On the 20th of January 2021, at 16:47 UTC, our REST API suffered a partial outage for 38 minutes, with partial service resuming over the course of 6 minutes, resulting in total downtime of 44 minutes. The core reason for the outage was a database migration that failed to apply correctly. We manually corrected the migration and service was resumed.
We’re really sorry for this downtime. We work hard to try to ensure 100% uptime, and will take on these learnings to improve the service into the future.
As part of the development work around 3rd party integrations, we have been working on an integration with [Amplitude](https://amplitude.com/). This integration requires a new table to be created in the core Postgres database. Consequently a Django Database Migration was created to facilitate this.
As part of this work, one of our developers manually edited the migration to make a change to the data schema. This was an error; migrations should not be manually edited; the engineer should have created a second migration to modify the data schema.
We have also been migrating our code to use the Black python formatter. This caused issues with regards to our code review process by polluting the code review with additional formatting that made reading the code harder than it ought to be.

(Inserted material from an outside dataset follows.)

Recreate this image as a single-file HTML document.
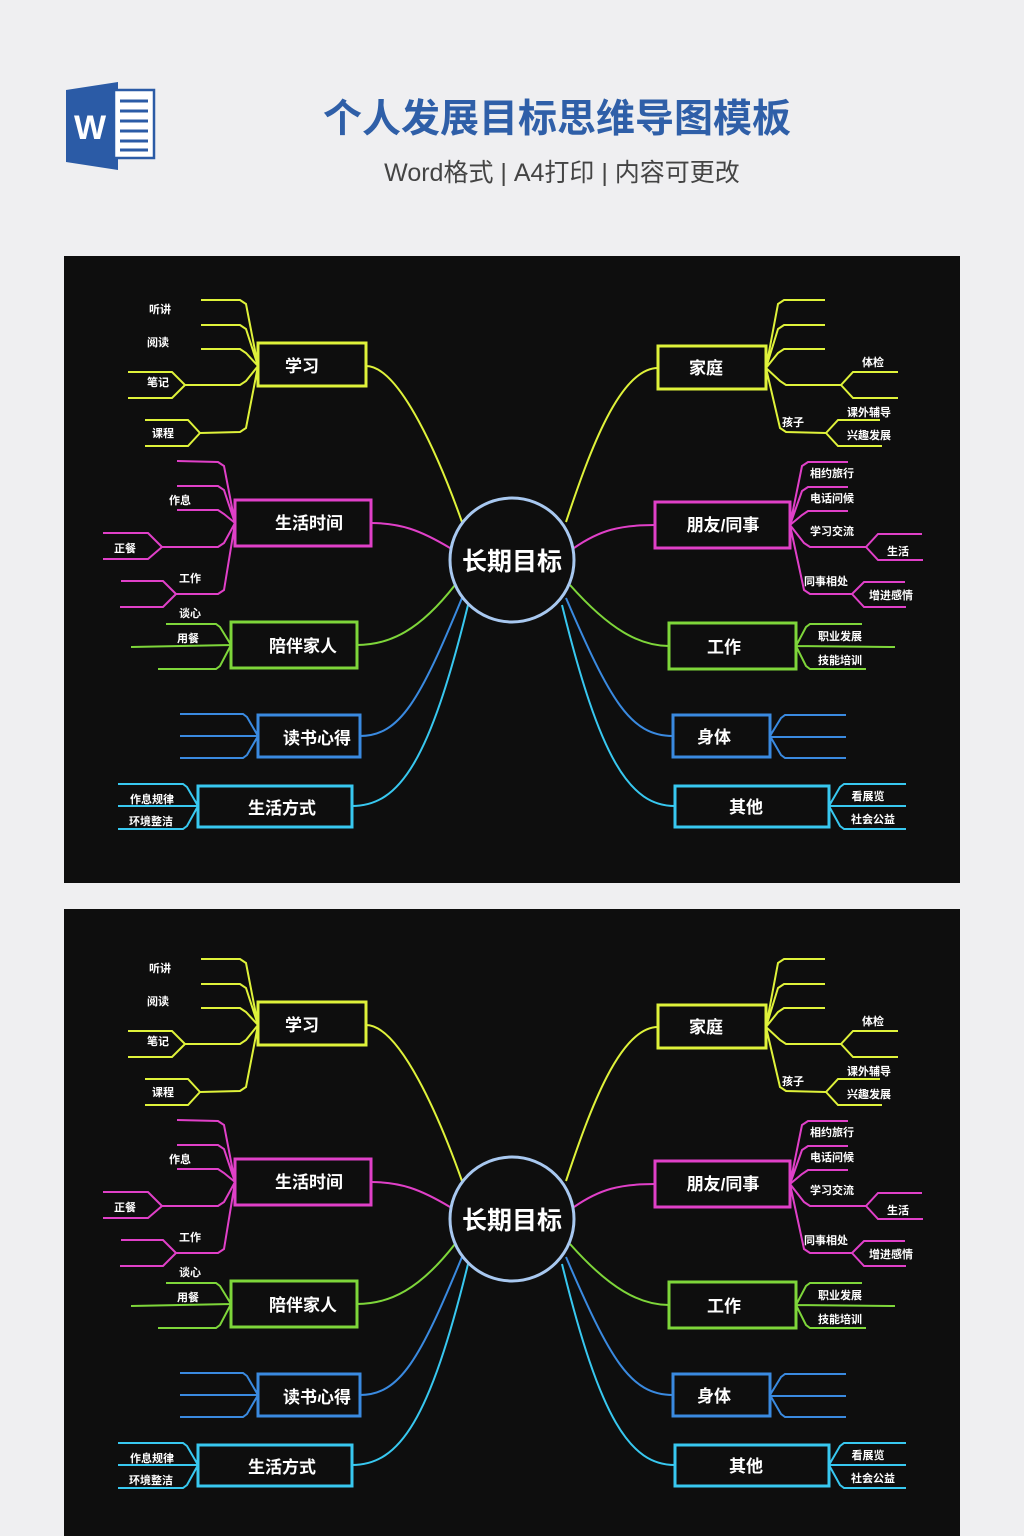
<!DOCTYPE html>
<html><head><meta charset="utf-8"><style>
body{margin:0;width:1024px;height:1536px;background:#efeff1;overflow:hidden;font-family:"Liberation Sans","Noto Sans CJK SC",sans-serif}
svg{position:absolute;left:0;top:0}
</style></head><body>
<svg width="1024" height="1536" viewBox="0 0 1024 1536" xmlns="http://www.w3.org/2000/svg" font-family="Liberation Sans, Noto Sans CJK SC, sans-serif">
<!-- header -->
<polygon points="66,90 118,82 118,170 66,162" fill="#2b5ba6"/>
<rect x="114" y="90" width="40" height="68" fill="#fff" stroke="#2b5ba6" stroke-width="2.5"/>
<g stroke="#2b5ba6" stroke-width="3"><line x1="120" y1="101" x2="148" y2="101"/><line x1="120" y1="111" x2="148" y2="111"/><line x1="120" y1="121" x2="148" y2="121"/><line x1="120" y1="131" x2="148" y2="131"/><line x1="120" y1="141" x2="148" y2="141"/><line x1="120" y1="150" x2="148" y2="150"/></g>
<text x="90" y="139" font-size="34" font-weight="bold" fill="#fff" text-anchor="middle">W</text>
<text x="557" y="132" font-size="39" font-weight="bold" fill="#2f5fa8" text-anchor="middle" font-family="Liberation Sans, Noto Sans CJK SC, sans-serif">个人发展目标思维导图模板</text>
<text x="562" y="181" font-size="25" fill="#444" text-anchor="middle">Word格式 | A4打印 | 内容可更改</text>

<rect x="64" y="256" width="896" height="627" fill="#0e0e0e"/>
<rect x="64" y="909" width="896" height="627" fill="#0e0e0e"/>

<g id="p1">
<g fill="none" stroke-width="2">
<!-- yellow -->
<g stroke="#dff23a">
<path d="M462,522 C440,460 400,366 366,366"/>
<path d="M566,522 C590,450 620,368 658,368"/>
<path d="M258,366 L246,304 L240,300 L201,300 M258,366 L246,329 L240,325 L201,325 M258,366 L246,353 L240,349 L201,349 M258,366 L246,381 L240,385 L185,385 M185,385 L172,372 L128,372 M185,385 L172,398 L128,398 M258,366 L246,428 L240,432 L200,433 M200,433 L188,420 L145,420 M200,433 L188,446 L145,446"/>
<path d="M766,368 L778,304 L784,300 L825,300 M766,368 L778,329 L784,325 L825,325 M766,368 L778,353 L784,349 L825,349 M766,368 L780,381 L786,385 L841,385 M841,385 L853,372 L898,372 M841,385 L853,398 L898,398 M766,368 L780,428 L786,432 L826,433 M826,433 L838,420 L880,420 M826,433 L838,446 L882,446"/>
</g>
<!-- magenta -->
<g stroke="#e040c8">
<path d="M450,548 C420,530 400,523 371,523"/>
<path d="M574,548 C600,530 620,525 655,525"/>
<path d="M235,523 L224,466 L218,462 L177,461 M235,523 L224,490 L218,486 L177,486 M235,523 L224,514 L218,510 L177,510 M235,523 L224,543 L218,547 L162,547 M162,547 L148,533 L103,533 M162,547 L148,559 L103,559 M235,523 L224,590 L218,594 L176,594 M176,594 L163,581 L121,581 M176,594 L163,607 L120,607"/>
<path d="M790,525 L802,466 L808,462 L848,462 M790,525 L802,491 L808,487 L848,487 M790,525 L802,515 L808,511 L848,511 M790,525 L804,543 L810,547 L866,547 M866,547 L878,534 L922,534 M866,547 L878,560 L923,560 M790,525 L804,590 L810,594 L852,594 M852,594 L864,582 L905,582 M852,594 L864,607 L906,607"/>
</g>
<!-- green -->
<g stroke="#7ed63a">
<path d="M455,585 C420,630 390,645 357,645"/>
<path d="M570,585 C610,630 640,646 669,646"/>
<path d="M231,645 L220,627 L216,624 L166,624 M231,645 L131,647 M231,645 L220,666 L216,669 L158,669"/>
<path d="M796,646 L806,627 L810,624 L862,624 M796,646 L895,647 M796,646 L806,666 L810,669 L866,669"/>
</g>
<!-- blue -->
<g stroke="#3a8ae0">
<path d="M462,598 C420,700 400,736 360,736"/>
<path d="M566,598 C610,700 630,736 673,736"/>
<path d="M258,736 L247,717 L243,714 L180,714 M258,736 L180,736 M258,736 L247,755 L243,758 L180,758"/>
<path d="M770,736 L781,718 L785,715 L846,715 M770,737 L846,737 M770,736 L781,755 L785,758 L846,758"/>
</g>
<!-- cyan -->
<g stroke="#38c8f0">
<path d="M468,605 C430,760 400,806 352,806"/>
<path d="M562,605 C600,760 630,806 675,806"/>
<path d="M198,806 L187,787 L183,784 L118,784 M198,806 L118,806 M198,806 L187,826 L183,829 L118,829"/>
<path d="M829,806 L840,787 L844,784 L906,784 M829,806 L906,806 M829,806 L840,826 L844,829 L906,829"/>
</g>
</g>
<g fill="#0e0e0e" stroke-width="3">
<rect x="258" y="343" width="108" height="43" stroke="#dff23a"/>
<rect x="658" y="346" width="108" height="43" stroke="#dff23a"/>
<rect x="235" y="500" width="136" height="46" stroke="#e040c8"/>
<rect x="655" y="502" width="135" height="46" stroke="#e040c8"/>
<rect x="231" y="622" width="126" height="46" stroke="#7ed63a"/>
<rect x="669" y="623" width="127" height="46" stroke="#7ed63a"/>
<rect x="258" y="715" width="102" height="42" stroke="#3a8ae0"/>
<rect x="673" y="715" width="97" height="42" stroke="#3a8ae0"/>
<rect x="198" y="786" width="154" height="41" stroke="#38c8f0"/>
<rect x="675" y="786" width="154" height="41" stroke="#38c8f0"/>
<circle cx="512" cy="560" r="62" stroke="#a8c8f0"/>
</g>
<g fill="#fff" font-weight="bold" text-anchor="middle">
<text x="512" y="570" font-size="25">长期目标</text>
<g font-size="17">
<text x="302" y="372">学习</text><text x="706" y="374">家庭</text>
<text x="309" y="529">生活时间</text><text x="723" y="531">朋友/同事</text>
<text x="303" y="652">陪伴家人</text><text x="724" y="653">工作</text>
<text x="317" y="744">读书心得</text><text x="714" y="743">身体</text>
<text x="282" y="814">生活方式</text><text x="746" y="813">其他</text>
</g>
<g font-size="11">
<text x="160" y="313">听讲</text><text x="158" y="346">阅读</text><text x="158" y="386">笔记</text><text x="163" y="437">课程</text>
<text x="180" y="504">作息</text><text x="125" y="552">正餐</text><text x="190" y="582">工作</text><text x="190" y="617">谈心</text><text x="188" y="642">用餐</text>
<text x="152" y="803">作息规律</text><text x="151" y="825">环境整洁</text>
<text x="873" y="366">体检</text><text x="793" y="426">孩子</text><text x="869" y="416">课外辅导</text><text x="869" y="439">兴趣发展</text>
<text x="832" y="477">相约旅行</text><text x="832" y="502">电话问候</text><text x="832" y="535">学习交流</text><text x="898" y="555">生活</text><text x="826" y="585">同事相处</text><text x="891" y="599">增进感情</text>
<text x="840" y="640">职业发展</text><text x="840" y="664">技能培训</text>
<text x="868" y="800">看展览</text><text x="873" y="823">社会公益</text>
</g>
</g>
</g>

<g transform="translate(0,659)">
<g fill="none" stroke-width="2">
<g stroke="#dff23a">
<path d="M462,522 C440,460 400,366 366,366"/>
<path d="M566,522 C590,450 620,368 658,368"/>
<path d="M258,366 L246,304 L240,300 L201,300 M258,366 L246,329 L240,325 L201,325 M258,366 L246,353 L240,349 L201,349 M258,366 L246,381 L240,385 L185,385 M185,385 L172,372 L128,372 M185,385 L172,398 L128,398 M258,366 L246,428 L240,432 L200,433 M200,433 L188,420 L145,420 M200,433 L188,446 L145,446"/>
<path d="M766,368 L778,304 L784,300 L825,300 M766,368 L778,329 L784,325 L825,325 M766,368 L778,353 L784,349 L825,349 M766,368 L780,381 L786,385 L841,385 M841,385 L853,372 L898,372 M841,385 L853,398 L898,398 M766,368 L780,428 L786,432 L826,433 M826,433 L838,420 L880,420 M826,433 L838,446 L882,446"/>
</g>
<g stroke="#e040c8">
<path d="M450,548 C420,530 400,523 371,523"/>
<path d="M574,548 C600,530 620,525 655,525"/>
<path d="M235,523 L224,466 L218,462 L177,461 M235,523 L224,490 L218,486 L177,486 M235,523 L224,514 L218,510 L177,510 M235,523 L224,543 L218,547 L162,547 M162,547 L148,533 L103,533 M162,547 L148,559 L103,559 M235,523 L224,590 L218,594 L176,594 M176,594 L163,581 L121,581 M176,594 L163,607 L120,607"/>
<path d="M790,525 L802,466 L808,462 L848,462 M790,525 L802,491 L808,487 L848,487 M790,525 L802,515 L808,511 L848,511 M790,525 L804,543 L810,547 L866,547 M866,547 L878,534 L922,534 M866,547 L878,560 L923,560 M790,525 L804,590 L810,594 L852,594 M852,594 L864,582 L905,582 M852,594 L864,607 L906,607"/>
</g>
<g stroke="#7ed63a">
<path d="M455,585 C420,630 390,645 357,645"/>
<path d="M570,585 C610,630 640,646 669,646"/>
<path d="M231,645 L220,627 L216,624 L166,624 M231,645 L131,647 M231,645 L220,666 L216,669 L158,669"/>
<path d="M796,646 L806,627 L810,624 L862,624 M796,646 L895,647 M796,646 L806,666 L810,669 L866,669"/>
</g>
<g stroke="#3a8ae0">
<path d="M462,598 C420,700 400,736 360,736"/>
<path d="M566,598 C610,700 630,736 673,736"/>
<path d="M258,736 L247,717 L243,714 L180,714 M258,736 L180,736 M258,736 L247,755 L243,758 L180,758"/>
<path d="M770,736 L781,718 L785,715 L846,715 M770,737 L846,737 M770,736 L781,755 L785,758 L846,758"/>
</g>
<g stroke="#38c8f0">
<path d="M468,605 C430,760 400,806 352,806"/>
<path d="M562,605 C600,760 630,806 675,806"/>
<path d="M198,806 L187,787 L183,784 L118,784 M198,806 L118,806 M198,806 L187,826 L183,829 L118,829"/>
<path d="M829,806 L840,787 L844,784 L906,784 M829,806 L906,806 M829,806 L840,826 L844,829 L906,829"/>
</g>
</g>
<g fill="#0e0e0e" stroke-width="3">
<rect x="258" y="343" width="108" height="43" stroke="#dff23a"/>
<rect x="658" y="346" width="108" height="43" stroke="#dff23a"/>
<rect x="235" y="500" width="136" height="46" stroke="#e040c8"/>
<rect x="655" y="502" width="135" height="46" stroke="#e040c8"/>
<rect x="231" y="622" width="126" height="46" stroke="#7ed63a"/>
<rect x="669" y="623" width="127" height="46" stroke="#7ed63a"/>
<rect x="258" y="715" width="102" height="42" stroke="#3a8ae0"/>
<rect x="673" y="715" width="97" height="42" stroke="#3a8ae0"/>
<rect x="198" y="786" width="154" height="41" stroke="#38c8f0"/>
<rect x="675" y="786" width="154" height="41" stroke="#38c8f0"/>
<circle cx="512" cy="560" r="62" stroke="#a8c8f0"/>
</g>
<g fill="#fff" font-weight="bold" text-anchor="middle">
<text x="512" y="570" font-size="25">长期目标</text>
<g font-size="17">
<text x="302" y="372">学习</text><text x="706" y="374">家庭</text>
<text x="309" y="529">生活时间</text><text x="723" y="531">朋友/同事</text>
<text x="303" y="652">陪伴家人</text><text x="724" y="653">工作</text>
<text x="317" y="744">读书心得</text><text x="714" y="743">身体</text>
<text x="282" y="814">生活方式</text><text x="746" y="813">其他</text>
</g>
<g font-size="11">
<text x="160" y="313">听讲</text><text x="158" y="346">阅读</text><text x="158" y="386">笔记</text><text x="163" y="437">课程</text>
<text x="180" y="504">作息</text><text x="125" y="552">正餐</text><text x="190" y="582">工作</text><text x="190" y="617">谈心</text><text x="188" y="642">用餐</text>
<text x="152" y="803">作息规律</text><text x="151" y="825">环境整洁</text>
<text x="873" y="366">体检</text><text x="793" y="426">孩子</text><text x="869" y="416">课外辅导</text><text x="869" y="439">兴趣发展</text>
<text x="832" y="477">相约旅行</text><text x="832" y="502">电话问候</text><text x="832" y="535">学习交流</text><text x="898" y="555">生活</text><text x="826" y="585">同事相处</text><text x="891" y="599">增进感情</text>
<text x="840" y="640">职业发展</text><text x="840" y="664">技能培训</text>
<text x="868" y="800">看展览</text><text x="873" y="823">社会公益</text>
</g>
</g>
</g>
</svg>
</body></html>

The code worked in our local, development and staging environments. This was due to the fact that test data was present in the prod environment but not on the development or staging environments. The migration failed to apply everywhere (because the app thought there was no migration to apply) but the exception was only thrown because there was data in the table in production.
Once our code review had progressed, we merged our code to master and the CI/CD pipelines pushed it into production. This caused the outage. We were also late to be alerted to this on account of it not taking down endpoints like /health; /health was still reporting 200 OK response codes.
We identified the issue quickly, wrote and tested a fix and then deployed it into production.